We wtorek na igrzyskach olimpijskich odbyła się rywalizacja w szermierce, a dokładnie w zawodach drużynowych w szpadzie, w której Polacy w zeszłym roku Polki wywalczyły mistrzostwo świata. Na igrzyskach reprezentacja Biało-czerwonych wystąpiła w składzie: Martyna Swatowska Wenglarczyk, Alicja Klasik, Renata Knapik-Miazga oraz rezerwowa Aleksandra Jarecka. W ćwierćfinale zmierzyliśmy się z reprezentacją Stanów Zjednoczonych.

W 1 pojedynku naprzeciw siebie stanęły Wenglarczyk z Husisian. Reprezentantka Stanów szybko wyprowadziła dwa celne wypady, a następnie obie przeszły do pasywnej walki, przez którą dostały obie po czerwonej kartce i w rezultacie 1 runda meczu ćwierćfinałowego zakończyła się 3-1.

W 2 części spotkania Klasik zmierzyła się z Vincenti. Polka zdominowała początek tego starcia, odrabiając całe straty z poniesione w pierwszej rundzie – 3:3. Niestety przez wyjście poza pole gry oraz trafienie rywalki wynik powrócił do dwóch punktów przewagi dla USA. Do końca tej części gry, jeszcze jednym skutecznym wypadem popisała się Biało-czerwona – 4:5.

Trzecie starcie było pomiędzy Knapik-Miazgą a Anią Cebulą. Renata dobrze zaczęła od skutecznego wypadu, ale później dwa razy z rzędu nadziała się na szpadę rywalki – 5:7. Do końca pojedynku Polce udało się jeszcze raz trafić rywalkę i po tej rundzie był wynik 7:6 dla USA.

W czwartej rundzie zmianą dokonaliśmy zmiany. Renatę Klasik zastąpiła Aleksandra Jarecka, która zmierzyła się z Husisian. Minutę przed końcem w tylko tym pojedynku po 2. Wtedy reprezentantka Stanów zadała skuteczne trafienie, lecz na to Polka odpowiedziała dwoma punktami z rzędu, doprowadzając do remisu.

W 5 rundzie Swatowska Wenglarczyk została kompletnie zdominowana przez Cebulę. Amerykanka wygrała to starcie 5:2 i wyprowadziła swoją ekipę na 15:12.

Przez słabszy start Martyny, Renata Knapik-Miazga, Ola Jarecka oraz Knapik-Miazga w dwóch następnych pojedynkach musiały zawalczyć o powrót do tego spotkania.
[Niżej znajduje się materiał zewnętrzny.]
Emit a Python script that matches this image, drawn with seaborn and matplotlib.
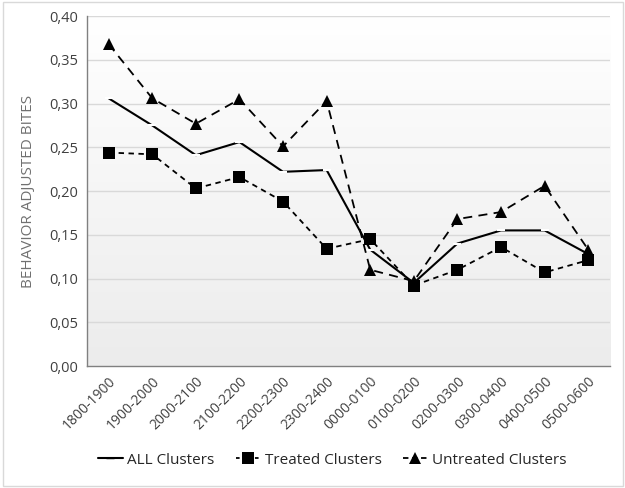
import numpy as np
import pandas as pd
import seaborn as sns
import matplotlib.pyplot as plt
from matplotlib.lines import Line2D
from matplotlib.colors import LinearSegmentedColormap

# Hourly periods and adjusted bite rates
periods = ["1800-1900", "1900-2000", "2000-2100", "2100-2200", "2200-2300", "2300-2400",
           "0000-0100", "0100-0200", "0200-0300", "0300-0400", "0400-0500", "0500-0600"]
all_clusters = [0.306, 0.275, 0.241, 0.256, 0.222, 0.224, 0.133, 0.095, 0.140, 0.155, 0.155, 0.128]
treated = [0.244, 0.242, 0.203, 0.216, 0.188, 0.134, 0.145, 0.092, 0.110, 0.136, 0.107, 0.121]
untreated = [0.368, 0.306, 0.277, 0.305, 0.251, 0.303, 0.110, 0.097, 0.168, 0.176, 0.206, 0.133]
y_ticks = [0.0, 0.05, 0.10, 0.15, 0.20, 0.25, 0.30, 0.35, 0.40]

sns.set_style("white")
plt.rcParams['font.family'] = ['Open Sans', 'DejaVu Sans']

df = pd.DataFrame({"pos": np.arange(len(periods)), "all": all_clusters,
                   "treated": treated, "untreated": untreated})

fig = plt.figure(figsize=(6.25, 4.88), dpi=100)
ax = fig.add_axes([0.139, 0.25, 0.837, 0.717])

# gradient background, light grey at bottom fading to white at top
grad = np.linspace(0.0, 1.0, 256).reshape(-1, 1)
bg_cmap = LinearSegmentedColormap.from_list("bg", ["#ececec", "#ffffff"])
ax.imshow(grad, extent=[-0.5, len(periods) - 0.5, 0, 0.40], aspect='auto',
          cmap=bg_cmap, zorder=0, origin='lower')

sns.lineplot(data=df, x="pos", y="all", ax=ax, color="black", linewidth=1.5,
             marker="_", markersize=6, markeredgewidth=1.5, zorder=3)
sns.lineplot(data=df, x="pos", y="treated", ax=ax, color="black", linewidth=1.3,
             linestyle=(0, (3, 2.5)), marker="s", markersize=9, markeredgewidth=0, zorder=3)
sns.lineplot(data=df, x="pos", y="untreated", ax=ax, color="black", linewidth=1.3,
             linestyle=(0, (5, 3.5)), marker="^", markersize=9, markeredgewidth=0, zorder=3)

ax.set_xlim(-0.5, len(periods) - 0.5)
ax.set_ylim(0, 0.40)
ax.set_yticks(y_ticks)
ax.set_yticklabels([f"{v:.2f}".replace(".", ",") for v in y_ticks], fontsize=10.5, color="#404040")
ax.set_xticks(np.arange(len(periods)))
ax.set_xticklabels(periods, rotation=45, ha="right", rotation_mode="anchor", fontsize=10, color="#404040")
ax.tick_params(axis='both', length=0, pad=6)
ax.set_xlabel("")
ax.set_ylabel("BEHAVIOR ADJUSTED BITES", fontsize=11, color="#707070", labelpad=10)
for y in y_ticks[1:]:
    ax.axhline(y, color="#d9d9d9", linewidth=1, zorder=1)

for side in ["top", "right"]:
    ax.spines[side].set_visible(False)
for side in ["left", "bottom"]:
    ax.spines[side].set_color("#808080")
    ax.spines[side].set_linewidth(1)

handles = [
    Line2D([], [], color="black", linewidth=1.5, marker="_", markersize=6),
    Line2D([], [], color="black", linewidth=1.3, linestyle=(0, (2, 1.5)), marker="s", markersize=8, markeredgewidth=0),
    Line2D([], [], color="black", linewidth=1.3, linestyle=(0, (3, 2)), marker="^", markersize=8, markeredgewidth=0),
]
fig.legend(handles, ["ALL Clusters", "Treated Clusters", "Untreated Clusters"],
           loc="center", bbox_to_anchor=(0.532, 0.057), ncol=3, frameon=False,
           fontsize=11, handlelength=1.6, columnspacing=1.4, handletextpad=0.3,
           labelcolor="#262626")

# light outer border like the original chart frame
fig.patches.append(plt.Rectangle((0.004, 0.004), 0.992, 0.992, transform=fig.transFigure,
                                 fill=False, edgecolor="#d9d9d9", linewidth=1))

fig.savefig("out.png", dpi=100)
Niestety pierwsza z wymienionych w swoim starciu zaledwie zremisowała po 3. Natomiast Jarecka oraz Knapik-Miazga wygrały swoje rundy 1 punktem – 25:24 dla Stanów.

W ostatnim pojedynku wyszła Martyna Swatowska Wenglarczyk i zmierzyła się z Holmes. Polka bardzo szybko zadała trafienie, doprowadzając do remisu, który utrzymywał się aż do 1,5 minuty do końca, gdy Amerykanka zdobyła punkt. Po pół minucie Martyna odpowiedziała tym samym – po 28 i już było wiadome, że następne trafienie wygra ten mecz. Przed samym końcem reprezentantka Stanów dwukrotnie  zaatakowała i za każdym razem nadziała się na szpadę Polki – 30:28. Następnie Holmes zdobyła punkt – 30:29 dla Polski, ale w akcie desperacji na kilkadziesiąt sekund przed końcem szpadzistka Stanów Zjednoczonych znów nadziała się na broń Martyny i to reprezentacja Polski zwyciężyła ten mecz mimo że przez jego większość musiała gonić wynik – 31:29 dla Polski.